Güncelleme Tarihi:
TBMM Küresel İklim Değişikliğini Araştırma Komisyonu’nda önemli değerlendirmeler yapan Yıldız, şunları söyledi: “Göllerin doluluk oranları, Türkiye genelinde yüzde 40’tan yüzde 26 seviyesine gerilemiş gözüküyor. Çıldır, Van ve Kuzey Manyas göllerimizde durum daha iyiyken, bir kısmı daha düşük seviyede. ‘Sudan ucuz’ lafı artık tarih olmuş bir kavram. Kesinlikle kendi içimizde kullanmayı yasakladığımız bir kavram. Çünkü su her şeyden pahalıdır, hiçbir şeyle de değerini ölçemeyiz. Bunun için su kullanımının izne bağlı olması gerekiyor. İzin anlamında da tek yetkili kurumun olması, yani suyun sahibinin olması gerekiyor.”
İZİNSİZ KUYU SAYISI
Ülke genelinde 10 bin 400 sanayi kuyusunun 9 bin 300 tanesine ölçüm sistemi takıldığını kaydeden Yıldız, “Sanayi kuyularında bir sıkıntı yok, ölçülüyor, izleniyor. Ama diğerlerinde sıkıntımız devam ediyor. 1.447 tane yer altı suyu sulama kooperatifi var; 12 bin kuyu var Konya’da. Konya Kapalı Havzası’nda 2012’de 22 bin tane ruhsatlı kuyu vardı, 62 bin tane ruhsatsız kuyu vardı. Bugün itibariyle ruhsatsızlar 75 binlere geldi, ruhsatlı kuyularımız 24-25 bin civarında. Zaten geçmiş yıllardan günümüze yer altı su seviyesinin sürekli düşme eğiliminde olduğu görülüyor” dedi.

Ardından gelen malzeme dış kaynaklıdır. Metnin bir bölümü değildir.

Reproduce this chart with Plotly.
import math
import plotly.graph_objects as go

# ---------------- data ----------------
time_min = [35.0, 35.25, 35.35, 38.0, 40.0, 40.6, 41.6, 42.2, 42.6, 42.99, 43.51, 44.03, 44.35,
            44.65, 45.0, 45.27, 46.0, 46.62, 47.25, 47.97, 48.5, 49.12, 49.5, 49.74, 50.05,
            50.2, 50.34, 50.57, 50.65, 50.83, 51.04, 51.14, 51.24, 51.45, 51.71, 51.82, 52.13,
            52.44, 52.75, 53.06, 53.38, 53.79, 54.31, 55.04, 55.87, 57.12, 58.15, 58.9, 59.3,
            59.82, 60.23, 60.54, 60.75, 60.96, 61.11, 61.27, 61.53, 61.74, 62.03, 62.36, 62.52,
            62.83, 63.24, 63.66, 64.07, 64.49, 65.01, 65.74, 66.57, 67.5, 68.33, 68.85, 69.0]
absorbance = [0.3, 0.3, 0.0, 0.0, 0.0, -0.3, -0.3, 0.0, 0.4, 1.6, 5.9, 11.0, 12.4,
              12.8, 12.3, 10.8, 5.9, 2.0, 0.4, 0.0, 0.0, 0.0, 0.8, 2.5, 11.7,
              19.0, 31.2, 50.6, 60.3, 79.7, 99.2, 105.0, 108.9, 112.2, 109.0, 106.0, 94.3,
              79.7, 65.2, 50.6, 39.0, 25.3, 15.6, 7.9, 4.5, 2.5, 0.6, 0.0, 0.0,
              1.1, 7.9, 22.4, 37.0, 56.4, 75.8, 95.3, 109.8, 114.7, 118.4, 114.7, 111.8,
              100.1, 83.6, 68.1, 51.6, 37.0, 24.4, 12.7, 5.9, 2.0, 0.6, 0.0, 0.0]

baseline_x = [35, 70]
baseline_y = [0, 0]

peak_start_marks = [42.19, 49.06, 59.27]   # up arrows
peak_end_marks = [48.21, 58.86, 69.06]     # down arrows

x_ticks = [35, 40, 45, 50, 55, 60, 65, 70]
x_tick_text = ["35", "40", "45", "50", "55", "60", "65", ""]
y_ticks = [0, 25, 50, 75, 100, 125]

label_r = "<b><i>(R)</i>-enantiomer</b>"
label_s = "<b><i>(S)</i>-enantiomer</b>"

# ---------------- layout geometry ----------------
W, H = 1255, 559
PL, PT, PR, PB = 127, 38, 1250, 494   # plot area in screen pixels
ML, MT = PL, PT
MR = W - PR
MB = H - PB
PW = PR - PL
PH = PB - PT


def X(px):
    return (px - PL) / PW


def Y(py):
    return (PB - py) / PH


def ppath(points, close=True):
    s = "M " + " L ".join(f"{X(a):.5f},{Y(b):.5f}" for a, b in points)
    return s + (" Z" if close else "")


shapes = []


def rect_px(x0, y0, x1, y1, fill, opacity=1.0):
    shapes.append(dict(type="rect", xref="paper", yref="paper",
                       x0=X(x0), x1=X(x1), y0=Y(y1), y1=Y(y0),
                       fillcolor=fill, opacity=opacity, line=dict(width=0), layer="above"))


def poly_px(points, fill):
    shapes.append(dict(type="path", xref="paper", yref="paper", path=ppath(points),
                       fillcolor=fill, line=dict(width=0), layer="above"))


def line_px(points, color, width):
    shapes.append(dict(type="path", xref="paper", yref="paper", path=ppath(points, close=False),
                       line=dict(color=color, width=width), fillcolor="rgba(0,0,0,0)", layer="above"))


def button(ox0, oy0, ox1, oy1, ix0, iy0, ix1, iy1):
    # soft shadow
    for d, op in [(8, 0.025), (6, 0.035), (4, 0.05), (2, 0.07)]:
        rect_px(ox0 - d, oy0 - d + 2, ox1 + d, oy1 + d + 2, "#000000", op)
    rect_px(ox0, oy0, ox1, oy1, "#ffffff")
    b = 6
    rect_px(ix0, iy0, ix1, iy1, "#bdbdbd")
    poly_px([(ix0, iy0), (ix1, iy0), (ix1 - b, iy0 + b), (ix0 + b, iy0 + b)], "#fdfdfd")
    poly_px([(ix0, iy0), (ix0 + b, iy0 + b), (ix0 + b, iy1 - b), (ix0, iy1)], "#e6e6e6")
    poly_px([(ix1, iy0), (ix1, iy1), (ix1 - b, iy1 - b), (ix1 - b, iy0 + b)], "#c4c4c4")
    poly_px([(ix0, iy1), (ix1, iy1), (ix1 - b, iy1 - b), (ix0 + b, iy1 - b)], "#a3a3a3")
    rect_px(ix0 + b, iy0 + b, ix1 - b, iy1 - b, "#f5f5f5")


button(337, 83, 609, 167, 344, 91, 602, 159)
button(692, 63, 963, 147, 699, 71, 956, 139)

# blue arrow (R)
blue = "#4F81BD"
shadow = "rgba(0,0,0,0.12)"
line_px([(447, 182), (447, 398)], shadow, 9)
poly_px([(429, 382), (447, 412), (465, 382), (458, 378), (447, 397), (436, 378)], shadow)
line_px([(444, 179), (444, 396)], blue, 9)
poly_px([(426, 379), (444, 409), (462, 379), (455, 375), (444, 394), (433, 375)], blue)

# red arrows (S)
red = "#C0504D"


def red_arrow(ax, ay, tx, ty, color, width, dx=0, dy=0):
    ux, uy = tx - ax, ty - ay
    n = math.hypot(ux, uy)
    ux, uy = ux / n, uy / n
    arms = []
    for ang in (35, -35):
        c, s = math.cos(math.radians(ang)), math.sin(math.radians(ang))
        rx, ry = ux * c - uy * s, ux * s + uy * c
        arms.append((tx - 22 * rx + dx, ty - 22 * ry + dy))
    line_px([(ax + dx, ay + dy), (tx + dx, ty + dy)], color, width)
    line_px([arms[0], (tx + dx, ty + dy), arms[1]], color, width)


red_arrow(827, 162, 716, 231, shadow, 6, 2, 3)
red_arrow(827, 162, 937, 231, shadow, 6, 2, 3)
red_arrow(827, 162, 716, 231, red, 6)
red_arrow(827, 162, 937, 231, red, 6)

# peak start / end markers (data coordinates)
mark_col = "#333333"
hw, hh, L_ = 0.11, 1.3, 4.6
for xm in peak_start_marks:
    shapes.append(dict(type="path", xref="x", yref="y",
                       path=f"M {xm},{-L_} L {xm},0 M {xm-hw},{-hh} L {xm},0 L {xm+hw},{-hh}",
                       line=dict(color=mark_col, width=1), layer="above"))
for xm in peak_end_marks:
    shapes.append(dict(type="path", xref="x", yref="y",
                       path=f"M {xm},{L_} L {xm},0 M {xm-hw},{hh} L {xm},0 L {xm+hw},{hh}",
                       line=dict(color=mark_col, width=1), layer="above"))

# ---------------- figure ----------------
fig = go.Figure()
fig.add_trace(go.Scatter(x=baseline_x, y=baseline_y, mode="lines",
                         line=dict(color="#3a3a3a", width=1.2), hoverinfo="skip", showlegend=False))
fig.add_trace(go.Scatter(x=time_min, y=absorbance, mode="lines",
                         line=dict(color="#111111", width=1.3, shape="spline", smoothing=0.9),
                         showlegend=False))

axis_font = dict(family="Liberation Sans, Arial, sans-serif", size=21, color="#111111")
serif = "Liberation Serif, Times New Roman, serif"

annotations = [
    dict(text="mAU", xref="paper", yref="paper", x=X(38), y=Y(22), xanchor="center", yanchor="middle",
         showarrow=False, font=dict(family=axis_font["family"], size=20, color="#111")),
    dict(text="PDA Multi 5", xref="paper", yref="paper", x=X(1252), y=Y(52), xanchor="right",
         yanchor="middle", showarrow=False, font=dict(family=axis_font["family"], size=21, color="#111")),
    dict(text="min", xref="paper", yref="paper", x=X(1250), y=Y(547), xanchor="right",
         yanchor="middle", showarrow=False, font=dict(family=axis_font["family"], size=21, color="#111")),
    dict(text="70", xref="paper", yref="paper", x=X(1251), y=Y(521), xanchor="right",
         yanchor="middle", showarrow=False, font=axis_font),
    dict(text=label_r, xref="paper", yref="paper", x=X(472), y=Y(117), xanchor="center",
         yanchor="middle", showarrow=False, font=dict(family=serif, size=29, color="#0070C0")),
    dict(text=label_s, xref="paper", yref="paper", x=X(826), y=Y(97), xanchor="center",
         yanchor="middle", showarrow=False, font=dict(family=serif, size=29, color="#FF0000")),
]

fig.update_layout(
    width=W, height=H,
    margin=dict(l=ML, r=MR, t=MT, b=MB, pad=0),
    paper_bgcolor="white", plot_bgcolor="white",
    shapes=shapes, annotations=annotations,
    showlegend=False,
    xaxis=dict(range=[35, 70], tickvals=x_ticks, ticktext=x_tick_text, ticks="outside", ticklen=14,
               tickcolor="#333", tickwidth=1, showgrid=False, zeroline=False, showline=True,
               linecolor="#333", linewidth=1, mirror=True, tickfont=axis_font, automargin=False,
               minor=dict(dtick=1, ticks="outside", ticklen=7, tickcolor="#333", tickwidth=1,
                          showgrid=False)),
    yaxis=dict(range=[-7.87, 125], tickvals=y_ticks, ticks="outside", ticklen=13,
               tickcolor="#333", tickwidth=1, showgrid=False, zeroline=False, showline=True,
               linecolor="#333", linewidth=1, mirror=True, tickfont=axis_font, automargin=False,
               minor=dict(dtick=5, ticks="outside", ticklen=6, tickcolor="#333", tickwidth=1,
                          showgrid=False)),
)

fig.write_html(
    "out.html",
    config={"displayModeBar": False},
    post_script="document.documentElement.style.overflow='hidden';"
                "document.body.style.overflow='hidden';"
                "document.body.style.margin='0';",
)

Belgesiz kuyularla ilgili neler yapıldığı konusunda da bilgi veren Kaya Yıldız, “Tespitleri yaptığımız zaman 3 bin 500 lirayla 17 bin 500 lira arasında ceza kesme söz konusu. Sonra bunların vatandaş tarafından kapatılmasını istiyoruz. Sahada bu müdahalelerle ilgili birçok faktörle karşı karşıya kalabiliyoruz. Kolluk kuvvetlerinin de birinci derecede görevi olmadığı zaman kendi gerçeğimizle baş başa kalabiliyoruz. İspanya’ya gittiğimizde su polisiyle karşılaştık. Yani polis var bir de su polisi var. Takip ve denetim anlamında elimizin güçlenmesi lazım. Ruhsatsız kuyularla ilgili mevzuatın geliştirilmesi, cezaların caydırıcı olması da var bunun içerisinde” ifadelerini kullandı.